We were stopped by the police on the water and refused permission to go on land like a lot of sailing boats around us with even babies on board. Some sailing boats are going to sail back to Europe against the winds. I was here in a discussion group on vhf with the Dutch boats and they say if you go on the same will happen now in south -America and the Caribean. You will not be allowed on land and have to stay on anchor at sea. So this will probably become a long journey. We are waiting now for the maritime police to come back if they can provide us with some hundreds of liters of drinking water and if we get that or not we row this evening on to French-Guyana. We don’t have other options so we have to see what happens on the other side of the ocean in 3 to 4 weeks.

Team apple pie of oceanrower.eu is rowing from mainland Europe to mainland South-America with the aim to break 7 world records (fastest crossing from Europe to South-America, fastest 5-persons team from Europe to South-America,First blind rower from Europe to South-America (Shane Ryan),first 2 ocean rowing crossings within half a year (Ralph Tuijn), oldest person to row from Europe to South-America (Predragh Tripkovic), first person to row 5 times from mainland Europe to South-America(Ralph Tuijn)).

The winds stay in our favour as far as we can see the weather and off course how long before can weather forecast be accurate but so far it looks like the prevailing winds are here and let’s hope the trade winds are here to stay and keep stable for at least another Month.

Our speed was increasing some for the first days of the week but after three days it started to drop. While we where at a fourth of the crossing exactly on the same time as our oceanrower.eu team 4 nations world record of 2017 with an Estimated Time of Arrival of 48 days and 4 hours. At a third our ETA has increased with 25 hours to 47 days and 3 hours. It sounds fast but compared to this fastest part of the crossing and team 4 nations it’s not. At 1/3 of the crossing the ETA was 45 days so 2 days faster and after 1/3 our speed is decreasing.

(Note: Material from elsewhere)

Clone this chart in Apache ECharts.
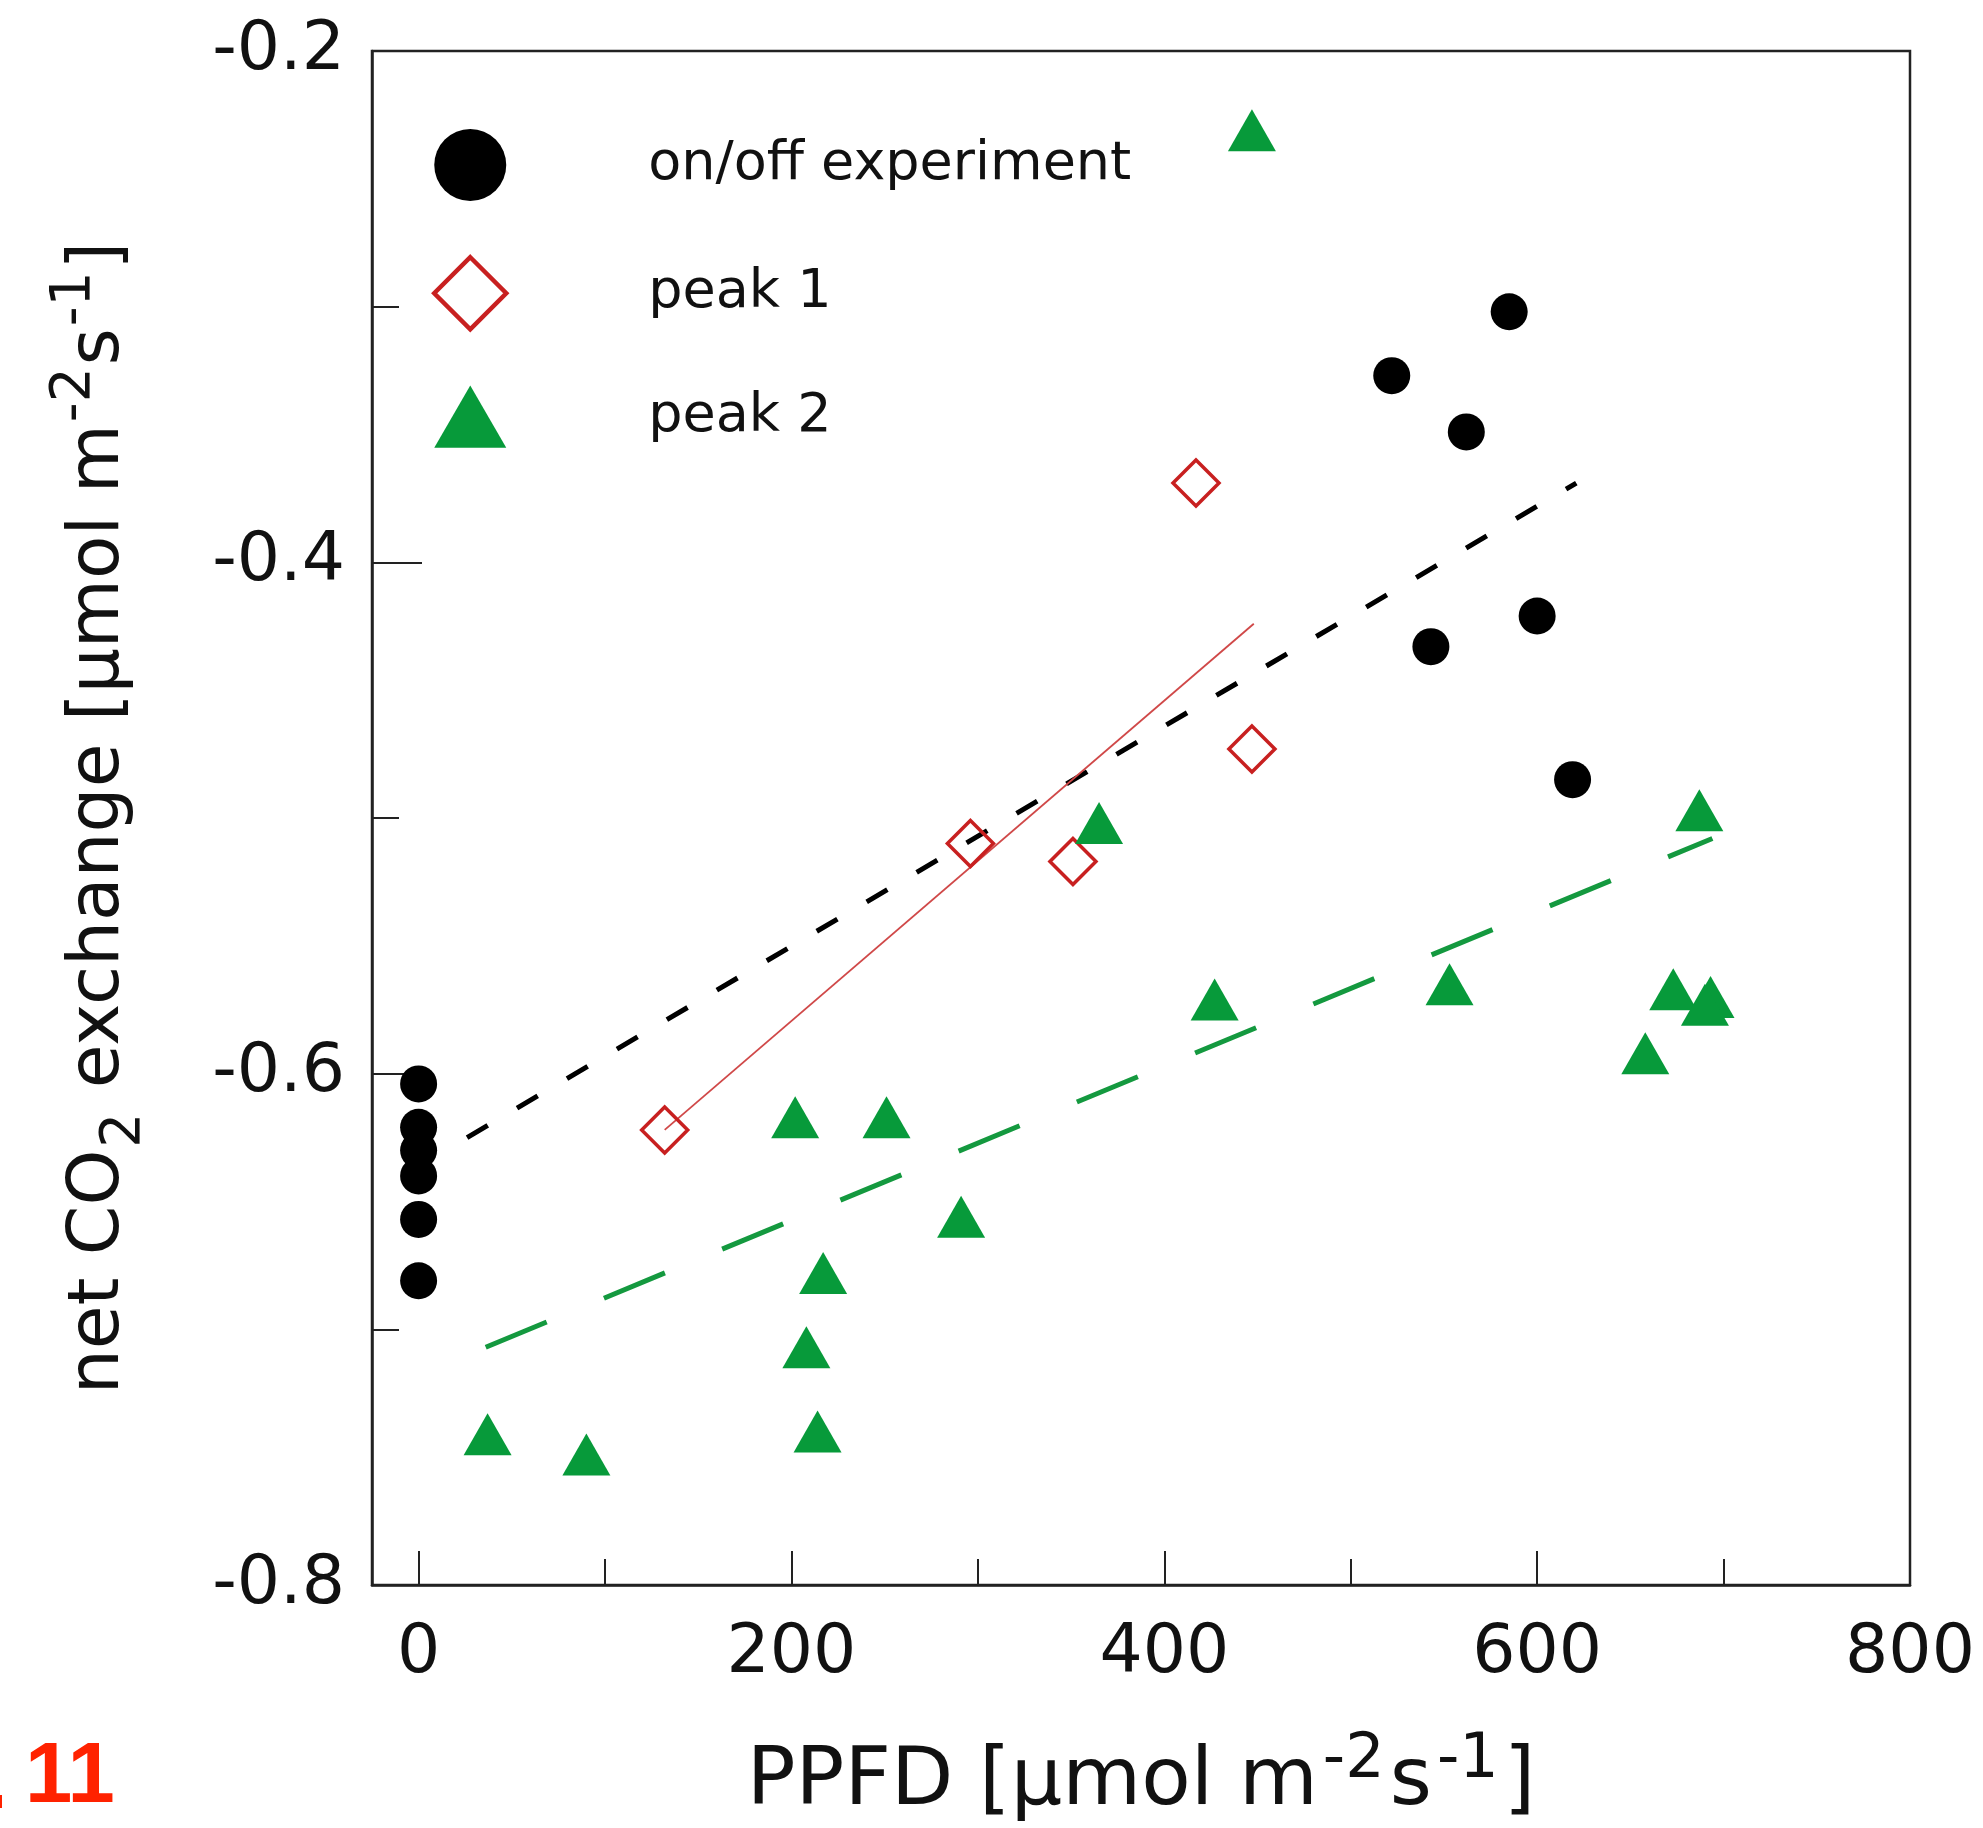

As we where probably not doing good enough one of the Irish studied my paper charts and thought with his lack of experience in ocean-rowing that he founded the best and fastest way for the crossing. Let’s row to Fortaleza, 1000 miles east of Cayenne. A route that’s 200 miles shorter. That’s about the only thing he was right about forgetting that you have to cross the equator with all counter currents and winds round it and not forgetting the trade winds and currents that we profit from all the way to Cayenne. So yes a bit shorter in distance but a lot longer in time and far more uncertain. It started to look a bit like mutiny when he started to ask the other rowers about his plan while I was sleeping. I’m the skipper so as always we navigate still to Cayenne.